"Bigger is better" has become an American cliche. There may be some areas in which this is true (family size, vision for humanity) but we seem to have gotten carried away. There was a recent piece on MSNBC.com exploring our demand for larger homes - more space, more volume, more rooms -- even as families are shrinking.
And while I do believe that people are entitled to spend their hard-earned dollars as they desire, I sometimes wonder at their choices - for themselves and for their children.
The Wall Street Journal Real Estate section frequently describes homes of the rich and famous that are on the market. This piece caught my eye. A former baseball star and his wife listed their southern mansion for $3.25 million.
The 12,000 square foot estate has 8 bedrooms, 11 baths and 3 full kitchens. It has 3 floors, including an upper level "golf lounge" with panoramic views of the golf course. The home was custom-built for the couple and includes a spa area and an exercise room, sauna and whirlpool.
"We love this house, but we have four kids now and really need more space," said Mrs. Baseball Star.
What can we say? It's inconceivable to 99% of the world that 12,000 square feet, not to mention the luxurious amenities included, is not enough space for six people. While I know I'm far from living in straightened circumstances, it sure makes the 2,500 square feet that the eleven of us share seem cramped!
But it's not really about space. It's about the dangers of extravagance. It's about what expectations you want to give your children, how you want them to grow up.
Although my kids may complain about sharing rooms (sometimes loudly and vociferously), they frequently run to be with each other when they have that rare opportunity to be alone. And although they fight over space and mess and missing clothing, they also develop special intimacy and shared private moments. And even though I encourage (beg) my kids to spread out, their favorite place to be is clustered around the small space my husband and I inhabit.
We need to think about the soul of our house that we are creating.

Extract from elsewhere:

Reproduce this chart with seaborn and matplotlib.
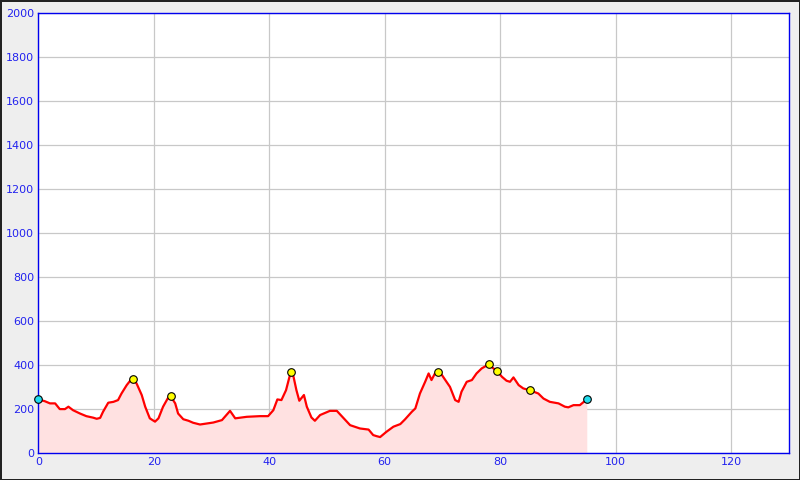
import numpy as np
import pandas as pd
import seaborn as sns
import matplotlib.pyplot as plt

# Elevation profile (distance in km, elevation in m)
km = [0, 1.1, 2.0, 2.9, 3.7, 4.6, 5.2, 6.0, 7.2, 8.3,
      9.5, 10.1, 10.7, 11.2, 12.1, 13.0, 13.8, 14.4, 15.3, 15.9,
      16.4, 17.0, 17.9, 18.5, 19.3, 20.2, 20.8, 21.6, 22.5, 22.9,
      23.7, 24.2, 25.1, 26.0, 26.8, 28.0, 30.3, 31.8, 33.2, 34.1,
      36.1, 38.4, 39.8, 40.7, 41.4, 42.1, 42.9, 43.5, 43.8, 44.2,
      44.7, 45.2, 46.0, 46.5, 47.3, 47.9, 48.8, 50.5, 51.7, 54.0,
      55.7, 57.2, 58.0, 58.6, 59.2, 60.3, 61.5, 62.7, 63.5, 64.7,
      65.3, 66.1, 67.0, 67.6, 68.1, 68.7, 69.3, 69.9, 70.7, 71.3,
      72.2, 72.8, 73.3, 74.2, 75.1, 75.9, 76.8, 78.0, 78.5, 79.5,
      80.3, 81.1, 81.7, 82.3, 83.2, 84.0, 85.2, 86.6, 87.5, 88.6,
      90.1, 91.2, 91.8, 92.7, 93.8, 95.0]
elev = [244, 236, 226, 226, 200, 200, 211, 195, 180, 168,
        161, 156, 160, 188, 229, 233, 241, 271, 309, 329,
        335, 317, 264, 211, 158, 143, 158, 211, 253, 259,
        226, 180, 154, 147, 138, 130, 139, 150, 192, 158,
        165, 168, 168, 195, 244, 241, 286, 347, 367, 347,
        286, 238, 264, 211, 162, 147, 173, 192, 192, 127,
        112, 107, 82, 77, 73, 97, 120, 132, 153, 188,
        203, 271, 324, 362, 332, 362, 367, 355, 324, 301,
        241, 233, 279, 324, 332, 362, 385, 403, 392, 371,
        347, 329, 324, 344, 309, 294, 285, 271, 248, 233,
        226, 211, 208, 218, 218, 244]

# Waypoints (yellow) and start/end (cyan)
peak_km = [16.4, 22.9, 43.8, 69.3, 78.0, 79.5, 85.2]
peak_elev = [335, 259, 367, 367, 403, 371, 285]
end_km = [0, 95.0]
end_elev = [244, 244]

df = pd.DataFrame({"km": km, "elev": elev})

sns.set_style("white")
plt.rcParams['font.family'] = ['DejaVu Sans']

fig = plt.figure(figsize=(8, 4.8), dpi=100, facecolor='#eeeeee',
                 edgecolor='#222222', linewidth=1.0)
ax = fig.add_axes([0.048, 0.056, 0.938, 0.917])
ax.set_facecolor('white')

ax.fill_between(df["km"], df["elev"], 0, color='#ffe1e1', linewidth=0, zorder=1)
sns.lineplot(data=df, x="km", y="elev", ax=ax, color='red', linewidth=1.6,
             sort=False, zorder=3)
sns.scatterplot(x=peak_km, y=peak_elev, ax=ax, color='#ffff00', edgecolor='black',
                linewidth=0.8, s=30, zorder=4)
sns.scatterplot(x=end_km, y=end_elev, ax=ax, color='#22ddee', edgecolor='black',
                linewidth=0.8, s=30, zorder=4, clip_on=False)

ax.set_xlim(0, 130)
ax.set_ylim(0, 2000)
ax.set_xticks(np.arange(0, 121, 20))
ax.set_yticks(np.arange(0, 2001, 200))
ax.grid(True, color='#c8c8c8', linewidth=0.9)
ax.set_axisbelow(True)
ax.set_xlabel("")
ax.set_ylabel("")

for s in ax.spines.values():
    s.set_color('#0000ee')
    s.set_linewidth(1.0)
ax.tick_params(axis='both', direction='in', length=4, width=1, color='#0000ee',
               labelcolor='#2222ee', labelsize=8, pad=3)

plt.savefig("out.png", dpi=100)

Not only do the physically close living quarters contribute to emotional closeness with their siblings, they also learn about giving and compromise (and taking and rigidity!) Why would I want to rob my children of that opportunity?
I'd definitely like more space (although I think I could probably make do with two full kitchens!) but I wouldn't be willing to pay the price. I don't mean the financial price -- that I couldn't afford -- but the cost to the relationships among family members, the lost chances for intimacy and growth. The sisters that quarrel by day have private late night talks that enhance their sense of connection, their caring about each other and their participation in each other's lives. Brothers who go their separate ways by day come together around night to horse around and discuss favorite books.
The bigger the house, and all the gadgets that go with it -- personal TV's, Ipods and computers -- only contribute to the isolation of each family member and the disintegration of the family unit. I don't begrudge anyone his material good, and I appreciate the bounty I have, but we need to think of the soul of our house. Are we creating a large anonymous space or a warm inviting home?